ARTWORK: Duel ARTIST: Alex Evans

Bobbing around in the middle of Hope Square, five barrel-shaped pieces of Portland stone, guarded by two duelling crabs, offer passers-by a place to sit and rest. The barrels tip a wink at the former Devenish brewery that towers over them, and emerge from a dark ‘pool’ of Caithness sandstone, in a reference to the long local tradition of smuggling and the brandy barrels that used to be hidden beneath the Dorset waves. 

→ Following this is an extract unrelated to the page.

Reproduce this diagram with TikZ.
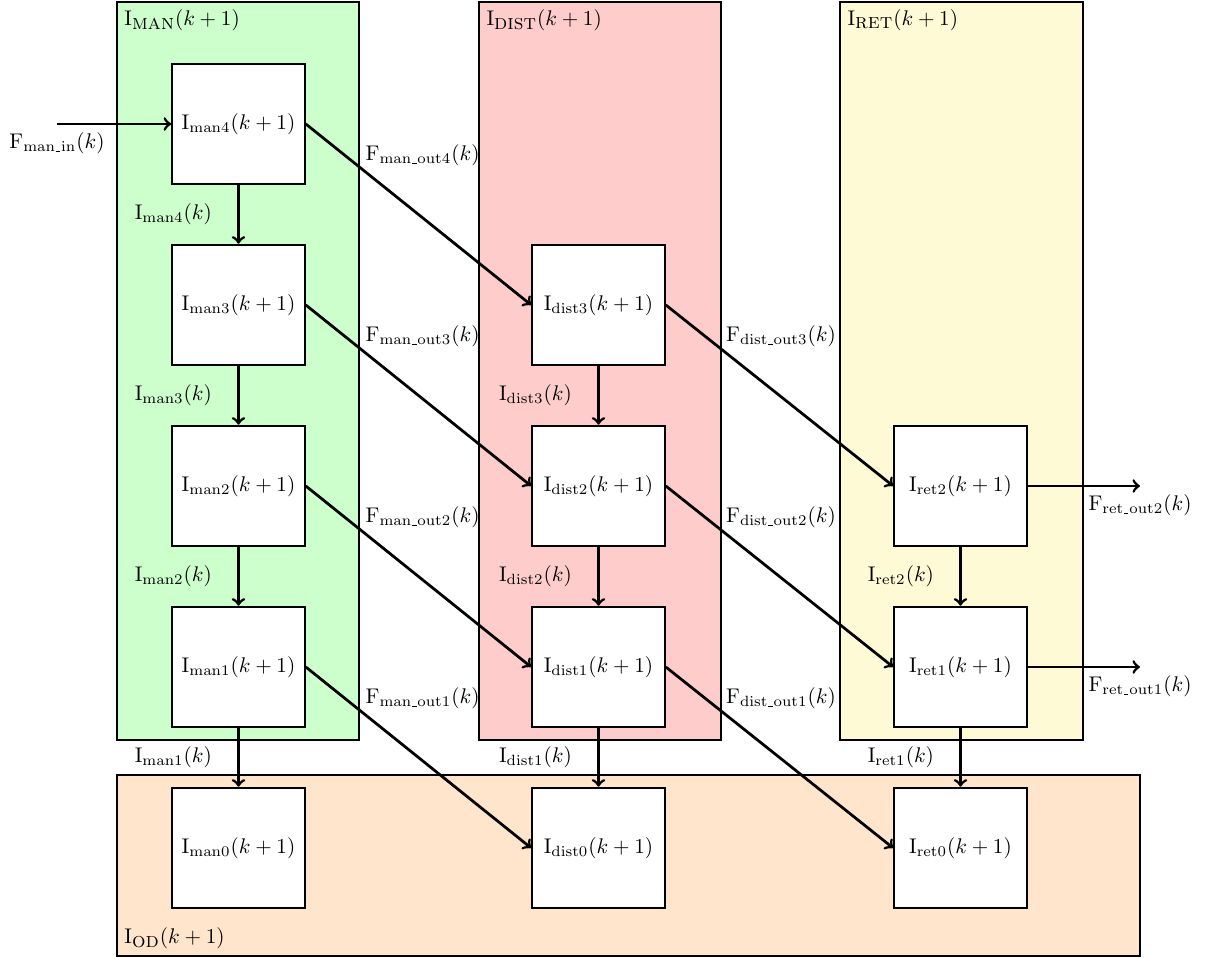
\documentclass[tikz,border=0pt]{standalone}
\usetikzlibrary{positioning}
\definecolor{manfill}{RGB}{204,255,204}
\definecolor{distfill}{RGB}{255,204,204}
\definecolor{retfill}{RGB}{255,250,214}
\definecolor{odfill}{RGB}{255,229,204}
% short low bar used inside subscripts
\newcommand{\lowbar}{\kern0.4pt\vbox{\hrule width 2.1pt height 0.35pt}\kern0.4pt}
\begin{document}
\begin{tikzpicture}[x=0.01657cm, y=-0.01657cm,
  stage/.style={draw, line width=0.9pt, fill=white, minimum width=2.2cm, minimum height=2cm, inner sep=0pt},
  groupbox/.style={draw, line width=0.9pt},
  flow/.style={->, line width=1.3pt},
  outlabel/.style={pos=0.25, anchor=south west, inner sep=1pt},
  stocklabel/.style={left=0.3cm}]
\useasboundingbox (0,0) rectangle (1207,958);

% echelon areas
\path[groupbox, fill=manfill] (117,2) rectangle (359,740);
\node[anchor=north west] (manlbl) at (117,2) {$\mathrm{I}_{\textsc{man}}(k+1)$};
\path[groupbox, fill=distfill] (479,2) rectangle (721,740);
\node[anchor=north west] (distlbl) at (479,2) {$\mathrm{I}_{\textsc{dist}}(k+1)$};
\path[groupbox, fill=retfill] (840,2) rectangle (1083,740);
\node[anchor=north west] (retlbl) at (840,2) {$\mathrm{I}_{\textsc{ret}}(k+1)$};
\path[groupbox, fill=odfill] (117,775) rectangle (1140,956);
\node[anchor=south west] (odlbl) at (117,956) {$\mathrm{I}_{\textsc{od}}(k+1)$};

% inventory stages
\node[stage] (man4) at (238.5,124) {$\mathrm{I}_{\mathrm{man4}}(k+1)$};
\node[stage] (man3) at (238.5,305) {$\mathrm{I}_{\mathrm{man3}}(k+1)$};
\node[stage] (man2) at (238.5,486) {$\mathrm{I}_{\mathrm{man2}}(k+1)$};
\node[stage] (man1) at (238.5,667) {$\mathrm{I}_{\mathrm{man1}}(k+1)$};
\node[stage] (man0) at (238.5,848) {$\mathrm{I}_{\mathrm{man0}}(k+1)$};

\node[stage] (dist3) at (598.5,305) {$\mathrm{I}_{\mathrm{dist3}}(k+1)$};
\node[stage] (dist2) at (598.5,486) {$\mathrm{I}_{\mathrm{dist2}}(k+1)$};
\node[stage] (dist1) at (598.5,667) {$\mathrm{I}_{\mathrm{dist1}}(k+1)$};
\node[stage] (dist0) at (598.5,848) {$\mathrm{I}_{\mathrm{dist0}}(k+1)$};

\node[stage] (ret2) at (960.5,486) {$\mathrm{I}_{\mathrm{ret2}}(k+1)$};
\node[stage] (ret1) at (960.5,667) {$\mathrm{I}_{\mathrm{ret1}}(k+1)$};
\node[stage] (ret0) at (960.5,848) {$\mathrm{I}_{\mathrm{ret0}}(k+1)$};

% external flows
\coordinate (fin) at (57,124);
\coordinate (fout2) at (1140,486);
\coordinate (fout1) at (1140,667);
\draw[flow] (fin) node[below] {$\mathrm{F}_{\mathrm{man\lowbar in}}(k)$} -- (man4);
\draw[flow] (ret2) -- (fout2) node[below] {$\mathrm{F}_{\mathrm{ret\lowbar out2}}(k)$};
\draw[flow] (ret1) -- (fout1) node[below] {$\mathrm{F}_{\mathrm{ret\lowbar out1}}(k)$};

% ageing within an echelon
\draw[flow] (man4) -- node[stocklabel] {$\mathrm{I}_{\mathrm{man4}}(k)$} (man3);
\draw[flow] (man3) -- node[stocklabel] {$\mathrm{I}_{\mathrm{man3}}(k)$} (man2);
\draw[flow] (man2) -- node[stocklabel] {$\mathrm{I}_{\mathrm{man2}}(k)$} (man1);
\draw[flow] (man1) -- node[stocklabel] {$\mathrm{I}_{\mathrm{man1}}(k)$} (man0);
\draw[flow] (dist3) -- node[stocklabel] {$\mathrm{I}_{\mathrm{dist3}}(k)$} (dist2);
\draw[flow] (dist2) -- node[stocklabel] {$\mathrm{I}_{\mathrm{dist2}}(k)$} (dist1);
\draw[flow] (dist1) -- node[stocklabel] {$\mathrm{I}_{\mathrm{dist1}}(k)$} (dist0);
\draw[flow] (ret2) -- node[stocklabel] {$\mathrm{I}_{\mathrm{ret2}}(k)$} (ret1);
\draw[flow] (ret1) -- node[stocklabel] {$\mathrm{I}_{\mathrm{ret1}}(k)$} (ret0);

% shipments between echelons
\draw[flow] (man4.east) -- node[outlabel] {$\mathrm{F}_{\mathrm{man\lowbar out4}}(k)$} (dist3.west);
\draw[flow] (man3.east) -- node[outlabel] {$\mathrm{F}_{\mathrm{man\lowbar out3}}(k)$} (dist2.west);
\draw[flow] (man2.east) -- node[outlabel] {$\mathrm{F}_{\mathrm{man\lowbar out2}}(k)$} (dist1.west);
\draw[flow] (man1.east) -- node[outlabel] {$\mathrm{F}_{\mathrm{man\lowbar out1}}(k)$} (dist0.west);
\draw[flow] (dist3.east) -- node[outlabel] {$\mathrm{F}_{\mathrm{dist\lowbar out3}}(k)$} (ret2.west);
\draw[flow] (dist2.east) -- node[outlabel] {$\mathrm{F}_{\mathrm{dist\lowbar out2}}(k)$} (ret1.west);
\draw[flow] (dist1.east) -- node[outlabel] {$\mathrm{F}_{\mathrm{dist\lowbar out1}}(k)$} (ret0.west);
\end{tikzpicture}
\end{document}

The crabs add an extra touch of humour, but also celebrate the holidaymakers catching crabs along the harbour in the summer months. They also have a hidden message, for during the English Civil War, Royalist supporters in the town used the code-word ‘Crabchurch’ to identify each other in what became known as the Crabchurch conspiracy.

Alex Evans studied stonemasonry in Weymouth and worked for several building conservation firms before setting up Stoneform with fellow designer and letter-carver Zoë Cull. Based in West Dorset, they collaborate on public and private commissions, applying a contemporary design aesthetic to an age-old craft.

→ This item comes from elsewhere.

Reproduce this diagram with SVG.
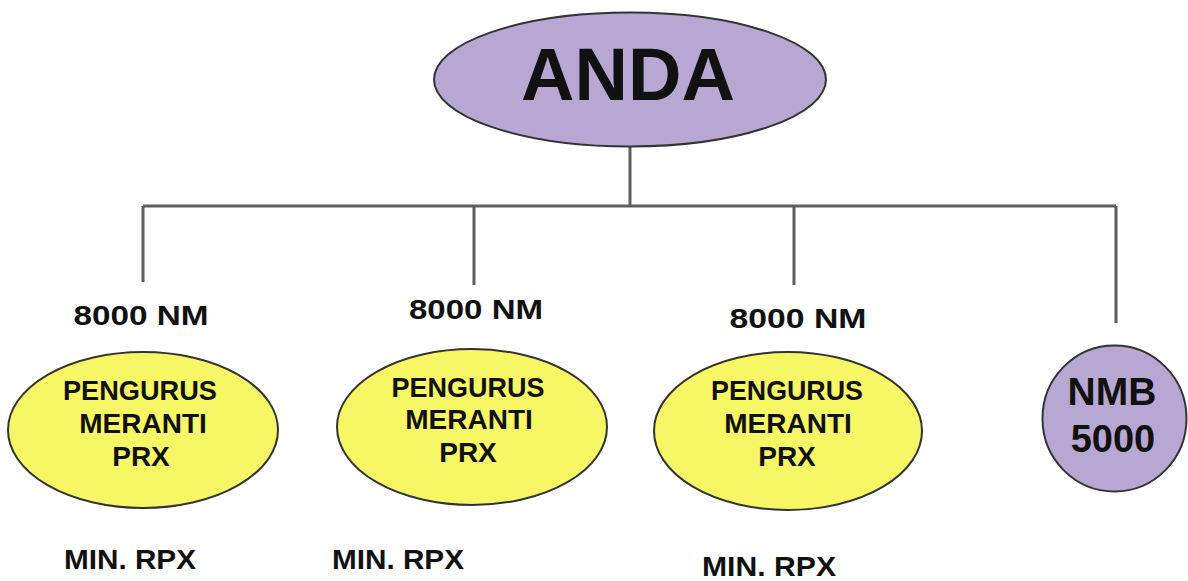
<svg xmlns="http://www.w3.org/2000/svg" width="1188" height="581" viewBox="0 0 1188 581">
<style>
.t{font-family:"Liberation Sans",Arial,sans-serif;font-weight:bold;fill:#111;text-anchor:middle}
.p{fill:#B6A8D3;stroke:#333;stroke-width:2}
.y{fill:#F7F766;stroke:#333;stroke-width:2}
.c{fill:none;stroke:#5e5e5e;stroke-width:3}
</style>
<rect width="1188" height="581" fill="#fff"/>
<g id="connectors">
<path class="c" d="M630 147V207M143 206H1116M143 206V282M474 206V285M794 206V285M1116 206V323"/>
</g>
<g id="anda">
<ellipse class="p" cx="630" cy="79.5" rx="196" ry="67"/>
<text class="t" x="628" y="100" font-size="74">ANDA</text>
</g>
<g id="node1">
<text class="t" x="141" y="325" font-size="28" textLength="135" lengthAdjust="spacingAndGlyphs">8000 NM</text>
<ellipse class="y" cx="143" cy="430" rx="135" ry="78"/>
<text class="t" x="140" y="400" font-size="28" textLength="154" lengthAdjust="spacingAndGlyphs">PENGURUS</text>
<text class="t" x="143" y="433" font-size="28">MERANTI</text>
<text class="t" x="141" y="466" font-size="28">PRX</text>
<text class="t" x="130" y="569" font-size="28" textLength="132" lengthAdjust="spacingAndGlyphs">MIN. RPX</text>
</g>
<g id="node2">
<text class="t" x="476" y="319" font-size="28" textLength="134" lengthAdjust="spacingAndGlyphs">8000 NM</text>
<ellipse class="y" cx="472" cy="427" rx="135" ry="78"/>
<text class="t" x="468" y="397" font-size="28" textLength="153" lengthAdjust="spacingAndGlyphs">PENGURUS</text>
<text class="t" x="469" y="429" font-size="28">MERANTI</text>
<text class="t" x="468" y="462" font-size="28">PRX</text>
<text class="t" x="398" y="569" font-size="28" textLength="132" lengthAdjust="spacingAndGlyphs">MIN. RPX</text>
</g>
<g id="node3">
<text class="t" x="798" y="328" font-size="28" textLength="137" lengthAdjust="spacingAndGlyphs">8000 NM</text>
<ellipse class="y" cx="788" cy="431" rx="134" ry="79"/>
<text class="t" x="787" y="400" font-size="28" textLength="152" lengthAdjust="spacingAndGlyphs">PENGURUS</text>
<text class="t" x="788" y="433" font-size="28">MERANTI</text>
<text class="t" x="787" y="466" font-size="28">PRX</text>
<text class="t" x="769" y="576" font-size="28" textLength="134" lengthAdjust="spacingAndGlyphs">MIN. RPX</text>
</g>
<g id="nmb">
<ellipse class="p" cx="1114.5" cy="418.5" rx="72" ry="73"/>
<text class="t" x="1112" y="405" font-size="39">NMB</text>
<text class="t" x="1113" y="452" font-size="38">5000</text>
</g>
</svg>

Location Hope Square/Brewers Quay, Cove Street DT4 8TR

What3words ///heats.stir.sentences
Hope Square stands at the heart of what was originally the separate little town of Weymouth, and once overlooked an inlet from the harbour, which probably ran inland as far as the site of the Red Lion pub. The older houses on Hope Street and Trinity Street would once have stood right next to the water, but the inlet was largely filled in by the 18th century, and Cove Street was built along its length. 

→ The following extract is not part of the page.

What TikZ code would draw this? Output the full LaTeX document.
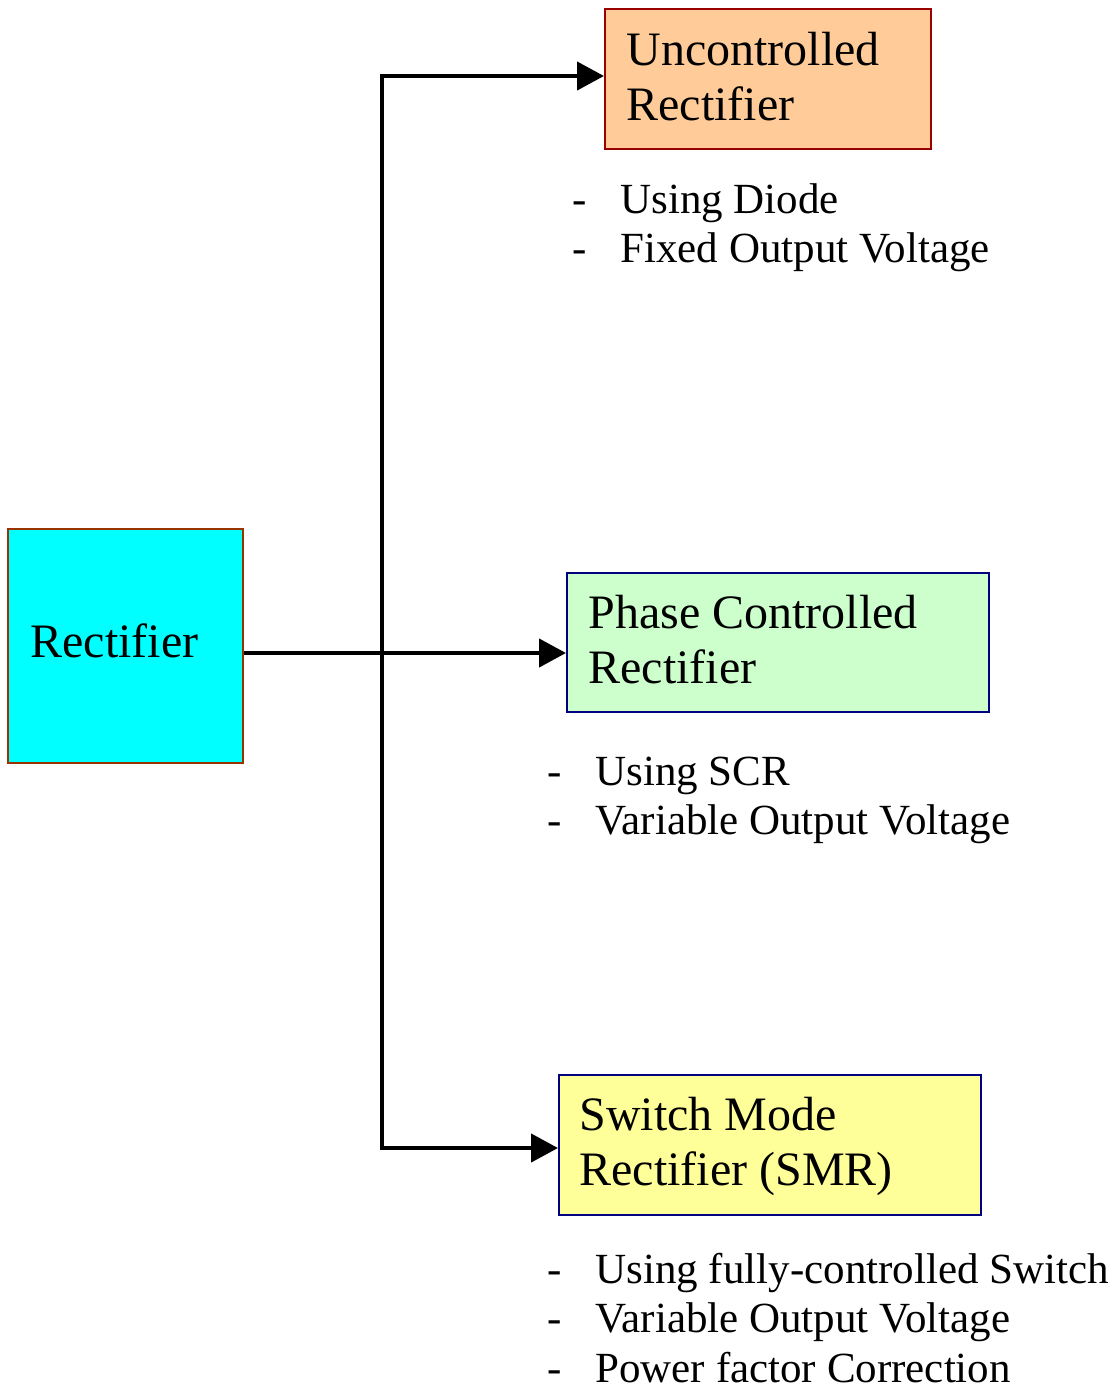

Today Hope Square is dominated by the grand Edwardian buildings of the Devenish Brewery, but it’s likely that there brewing has taken place on the site for centuries. Up until the mid-20th century there were two rival breweries in Hope Square: Devenish, which took over the older Flew Brewery in 1824, and Groves & Sons, which opened in 1840. The latter was taken over by Devenish in 1960, but in 1985 Devenish itself closed down, and its various buildings were converted into housing and the Brewer’s Quay shopping centre. That in turn closed down in 2010, followed by a short-lived antiques emporium. The main buildings today stand empty and forlorn, awaiting new plans for their redevelopment.